» **What is expected**
Copy every line of the listing that holds the string "this".

» **Supplied information**

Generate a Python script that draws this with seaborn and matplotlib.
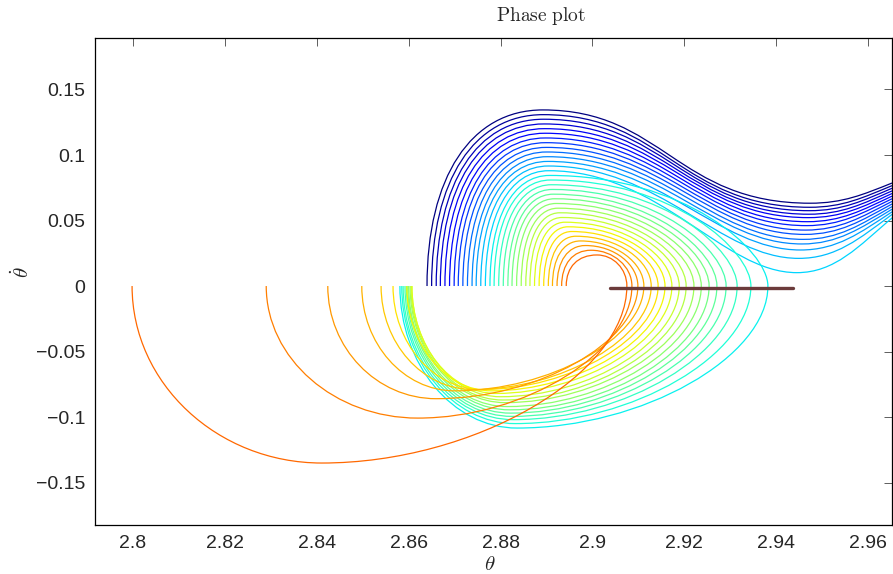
==
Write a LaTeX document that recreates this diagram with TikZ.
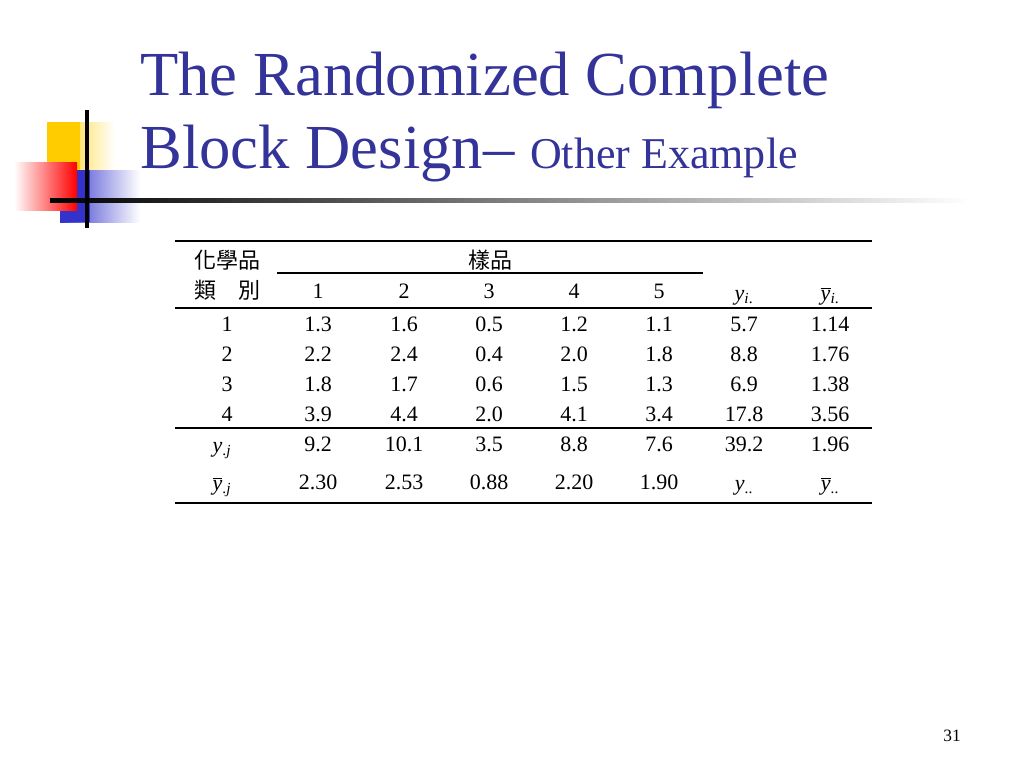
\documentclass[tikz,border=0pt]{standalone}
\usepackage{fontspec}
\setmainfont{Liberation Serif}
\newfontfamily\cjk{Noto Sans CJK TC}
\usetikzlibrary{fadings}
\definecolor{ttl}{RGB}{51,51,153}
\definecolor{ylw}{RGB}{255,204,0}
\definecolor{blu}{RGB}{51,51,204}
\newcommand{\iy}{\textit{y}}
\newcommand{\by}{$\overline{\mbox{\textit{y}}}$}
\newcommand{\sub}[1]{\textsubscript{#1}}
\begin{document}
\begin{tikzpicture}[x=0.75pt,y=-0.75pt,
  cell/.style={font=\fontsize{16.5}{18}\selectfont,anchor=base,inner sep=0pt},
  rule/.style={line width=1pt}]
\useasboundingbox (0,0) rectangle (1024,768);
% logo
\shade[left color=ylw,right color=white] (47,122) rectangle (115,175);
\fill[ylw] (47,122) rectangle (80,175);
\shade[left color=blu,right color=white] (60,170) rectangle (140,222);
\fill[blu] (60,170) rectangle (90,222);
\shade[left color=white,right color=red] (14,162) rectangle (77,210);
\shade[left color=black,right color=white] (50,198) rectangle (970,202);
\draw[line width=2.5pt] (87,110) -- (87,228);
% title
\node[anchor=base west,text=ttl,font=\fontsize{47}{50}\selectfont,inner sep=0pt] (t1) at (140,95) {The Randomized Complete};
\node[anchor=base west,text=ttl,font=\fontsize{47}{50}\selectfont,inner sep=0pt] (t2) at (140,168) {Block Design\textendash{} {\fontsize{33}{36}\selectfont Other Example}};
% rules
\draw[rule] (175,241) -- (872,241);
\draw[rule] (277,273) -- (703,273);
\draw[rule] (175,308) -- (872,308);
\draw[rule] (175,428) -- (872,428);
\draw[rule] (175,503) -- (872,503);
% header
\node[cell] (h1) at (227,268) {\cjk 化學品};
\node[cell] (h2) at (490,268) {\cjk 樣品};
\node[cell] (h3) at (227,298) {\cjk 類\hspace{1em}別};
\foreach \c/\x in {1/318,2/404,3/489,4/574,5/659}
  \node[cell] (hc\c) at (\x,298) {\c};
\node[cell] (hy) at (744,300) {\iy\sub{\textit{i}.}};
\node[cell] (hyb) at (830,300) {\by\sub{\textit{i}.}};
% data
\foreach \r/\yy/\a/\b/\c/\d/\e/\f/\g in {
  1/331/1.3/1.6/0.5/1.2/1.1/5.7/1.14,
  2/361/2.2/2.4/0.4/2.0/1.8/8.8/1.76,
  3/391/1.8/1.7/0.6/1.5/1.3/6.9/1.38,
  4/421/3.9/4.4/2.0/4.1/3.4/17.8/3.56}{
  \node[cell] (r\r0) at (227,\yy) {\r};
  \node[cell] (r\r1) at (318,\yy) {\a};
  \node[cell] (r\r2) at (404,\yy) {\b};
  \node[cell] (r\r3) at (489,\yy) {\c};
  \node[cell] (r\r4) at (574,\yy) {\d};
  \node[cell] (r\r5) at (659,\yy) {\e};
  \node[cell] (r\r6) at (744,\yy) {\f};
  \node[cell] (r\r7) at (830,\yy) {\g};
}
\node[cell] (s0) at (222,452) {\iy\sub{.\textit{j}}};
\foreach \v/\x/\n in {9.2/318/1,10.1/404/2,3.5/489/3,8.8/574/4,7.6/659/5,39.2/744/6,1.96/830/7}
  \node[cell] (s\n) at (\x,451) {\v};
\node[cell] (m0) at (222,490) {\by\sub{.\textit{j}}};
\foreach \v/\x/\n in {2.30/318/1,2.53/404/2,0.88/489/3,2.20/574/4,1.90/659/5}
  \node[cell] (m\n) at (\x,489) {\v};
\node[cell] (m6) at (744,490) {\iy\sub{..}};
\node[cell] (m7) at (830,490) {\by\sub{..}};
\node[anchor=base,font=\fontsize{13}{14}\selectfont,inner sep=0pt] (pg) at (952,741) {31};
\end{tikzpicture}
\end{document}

» **Expected answer**
Generate a Python script that draws this with seaborn and matplotlib.
Write a LaTeX document that recreates this diagram with TikZ.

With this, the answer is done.